*Raw records:*
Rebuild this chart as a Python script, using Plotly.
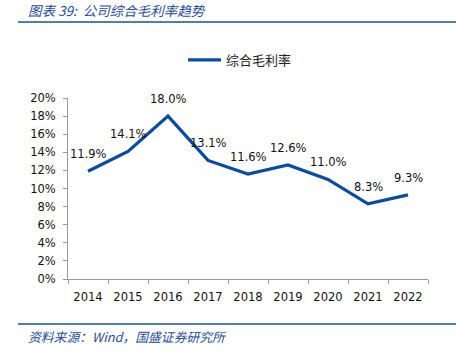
import plotly.graph_objects as go

years = ["2014", "2015", "2016", "2017", "2018", "2019", "2020", "2021", "2022"]
margin_rate = [11.9, 14.1, 18.0, 13.1, 11.6, 12.6, 11.0, 8.3, 9.3]
labels = ["11.9%", "14.1%", "18.0%", "13.1%", "11.6%", "12.6%", "11.0%", "8.3%", "9.3%"]
y_ticks = [0, 2, 4, 6, 8, 10, 12, 14, 16, 18, 20]
y_ticklabels = [f"{v}%" for v in y_ticks]

W, H = 456, 356
L, R, T, B = 68, 28, 98, 77
PW, PH = W - L - R, H - T - B
NUMFONT = dict(family="DejaVu Sans, Verdana", size=11.5, color="#111111")

fig = go.Figure()
fig.add_trace(go.Scatter(
    x=years, y=margin_rate, mode="lines", name="综合毛利率",
    line=dict(color="#0B4BA0", width=3.2),
    cliponaxis=False,
))

annotations = []
for i, (y, t) in enumerate(zip(margin_rate, labels)):
    annotations.append(dict(x=i, y=y, xref="x", yref="y", text=t, showarrow=False, yshift=17,
                            font=NUMFONT, xanchor="center", yanchor="middle"))
annotations.append(dict(text="<i>图表 39:  公司综合毛利率趋势</i>", xref="paper", yref="paper",
                        x=-(L - 26) / PW, y=1 + (T - 10) / PH, xanchor="left", yanchor="middle",
                        showarrow=False, font=dict(family="Noto Sans CJK SC", size=13.5, color="#1F4E9A")))
annotations.append(dict(text="<i>资料来源：Wind，国盛证券研究所</i>", xref="paper", yref="paper",
                        x=-(L - 26) / PW, y=-(336 - (H - B)) / PH, xanchor="left", yanchor="middle",
                        showarrow=False, font=dict(family="Noto Sans CJK SC", size=12.8, color="#1F4E9A")))

shapes = [
    dict(type="line", xref="paper", yref="paper",
         x0=-(L - 18) / PW, x1=1 + R / PW,
         y0=1 + (T - 22) / PH, y1=1 + (T - 22) / PH,
         line=dict(color="#1F4E9A", width=1.5)),
    dict(type="line", xref="paper", yref="paper",
         x0=-(L - 18) / PW, x1=1 + R / PW,
         y0=-(324 - (H - B)) / PH, y1=-(324 - (H - B)) / PH,
         line=dict(color="#1F4E9A", width=1.5)),
]

fig.update_layout(
    width=W, height=H,
    margin=dict(l=L, r=R, t=T, b=B, autoexpand=False),
    paper_bgcolor="white", plot_bgcolor="white",
    showlegend=True,
    legend=dict(orientation="h", x=0.5 - 8 / PW, xanchor="center", y=1 + (T - 60) / PH, yanchor="middle",
                font=dict(family="Noto Sans CJK SC", size=13, color="#222222"),
                itemwidth=33, bgcolor="rgba(0,0,0,0)"),
    font=NUMFONT,
    annotations=annotations,
    shapes=shapes,
    xaxis=dict(type="category", showline=True, linecolor="#999999", linewidth=1,
               ticks="outside", tickson="boundaries", ticklen=4, tickcolor="#999999",
               showgrid=False, zeroline=False, range=[-0.5, 8.5], tickangle=0,
               ticklabelstandoff=7,
               automargin=False, tickfont=NUMFONT),
    yaxis=dict(range=[0, 20], tickvals=y_ticks, ticktext=y_ticklabels,
               showline=True, linecolor="#999999", linewidth=1,
               ticks="outside", ticklen=4, tickcolor="#999999",
               showgrid=False, zeroline=False, automargin=False,
               ticklabelstandoff=5,
               tickfont=NUMFONT),
)

fig.write_html("out.html", config={"displayModeBar": False},
               post_script="document.body.style.margin='0';document.body.style.padding='0';")
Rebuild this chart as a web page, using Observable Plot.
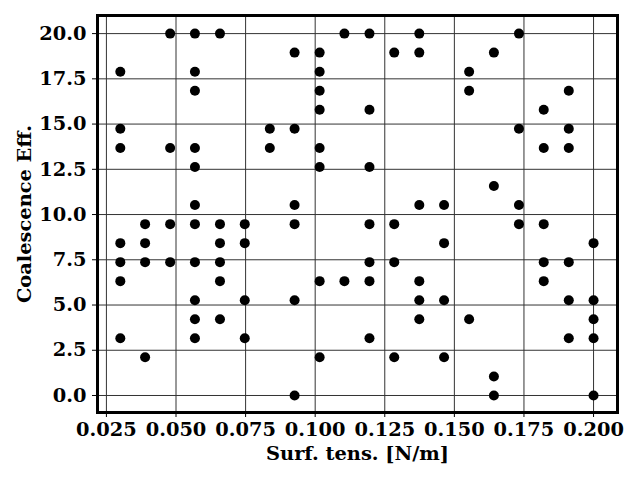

*Work instructions:* Write out all the entries exactly, except for the pictures.

*Solution to this exercise:*
Rebuild this chart as a Python script, using Plotly.
import plotly.graph_objects as go

years = ["2014", "2015", "2016", "2017", "2018", "2019", "2020", "2021", "2022"]
margin_rate = [11.9, 14.1, 18.0, 13.1, 11.6, 12.6, 11.0, 8.3, 9.3]
labels = ["11.9%", "14.1%", "18.0%", "13.1%", "11.6%", "12.6%", "11.0%", "8.3%", "9.3%"]
y_ticks = [0, 2, 4, 6, 8, 10, 12, 14, 16, 18, 20]
y_ticklabels = [f"{v}%" for v in y_ticks]

W, H = 456, 356
L, R, T, B = 68, 28, 98, 77
PW, PH = W - L - R, H - T - B
NUMFONT = dict(family="DejaVu Sans, Verdana", size=11.5, color="#111111")

fig = go.Figure()
fig.add_trace(go.Scatter(
    x=years, y=margin_rate, mode="lines", name="综合毛利率",
    line=dict(color="#0B4BA0", width=3.2),
    cliponaxis=False,
))

annotations = []
for i, (y, t) in enumerate(zip(margin_rate, labels)):
    annotations.append(dict(x=i, y=y, xref="x", yref="y", text=t, showarrow=False, yshift=17,
                            font=NUMFONT, xanchor="center", yanchor="middle"))
annotations.append(dict(text="<i>图表 39:  公司综合毛利率趋势</i>", xref="paper", yref="paper",
                        x=-(L - 26) / PW, y=1 + (T - 10) / PH, xanchor="left", yanchor="middle",
                        showarrow=False, font=dict(family="Noto Sans CJK SC", size=13.5, color="#1F4E9A")))
annotations.append(dict(text="<i>资料来源：Wind，国盛证券研究所</i>", xref="paper", yref="paper",
                        x=-(L - 26) / PW, y=-(336 - (H - B)) / PH, xanchor="left", yanchor="middle",
                        showarrow=False, font=dict(family="Noto Sans CJK SC", size=12.8, color="#1F4E9A")))

shapes = [
    dict(type="line", xref="paper", yref="paper",
         x0=-(L - 18) / PW, x1=1 + R / PW,
         y0=1 + (T - 22) / PH, y1=1 + (T - 22) / PH,
         line=dict(color="#1F4E9A", width=1.5)),
    dict(type="line", xref="paper", yref="paper",
         x0=-(L - 18) / PW, x1=1 + R / PW,
         y0=-(324 - (H - B)) / PH, y1=-(324 - (H - B)) / PH,
         line=dict(color="#1F4E9A", width=1.5)),
]

fig.update_layout(
    width=W, height=H,
    margin=dict(l=L, r=R, t=T, b=B, autoexpand=False),
    paper_bgcolor="white", plot_bgcolor="white",
    showlegend=True,
    legend=dict(orientation="h", x=0.5 - 8 / PW, xanchor="center", y=1 + (T - 60) / PH, yanchor="middle",
                font=dict(family="Noto Sans CJK SC", size=13, color="#222222"),
                itemwidth=33, bgcolor="rgba(0,0,0,0)"),
    font=NUMFONT,
    annotations=annotations,
    shapes=shapes,
    xaxis=dict(type="category", showline=True, linecolor="#999999", linewidth=1,
               ticks="outside", tickson="boundaries", ticklen=4, tickcolor="#999999",
               showgrid=False, zeroline=False, range=[-0.5, 8.5], tickangle=0,
               ticklabelstandoff=7,
               automargin=False, tickfont=NUMFONT),
    yaxis=dict(range=[0, 20], tickvals=y_ticks, ticktext=y_ticklabels,
               showline=True, linecolor="#999999", linewidth=1,
               ticks="outside", ticklen=4, tickcolor="#999999",
               showgrid=False, zeroline=False, automargin=False,
               ticklabelstandoff=5,
               tickfont=NUMFONT),
)

fig.write_html("out.html", config={"displayModeBar": False},
               post_script="document.body.style.margin='0';document.body.style.padding='0';")
Rebuild this chart as a web page, using Observable Plot.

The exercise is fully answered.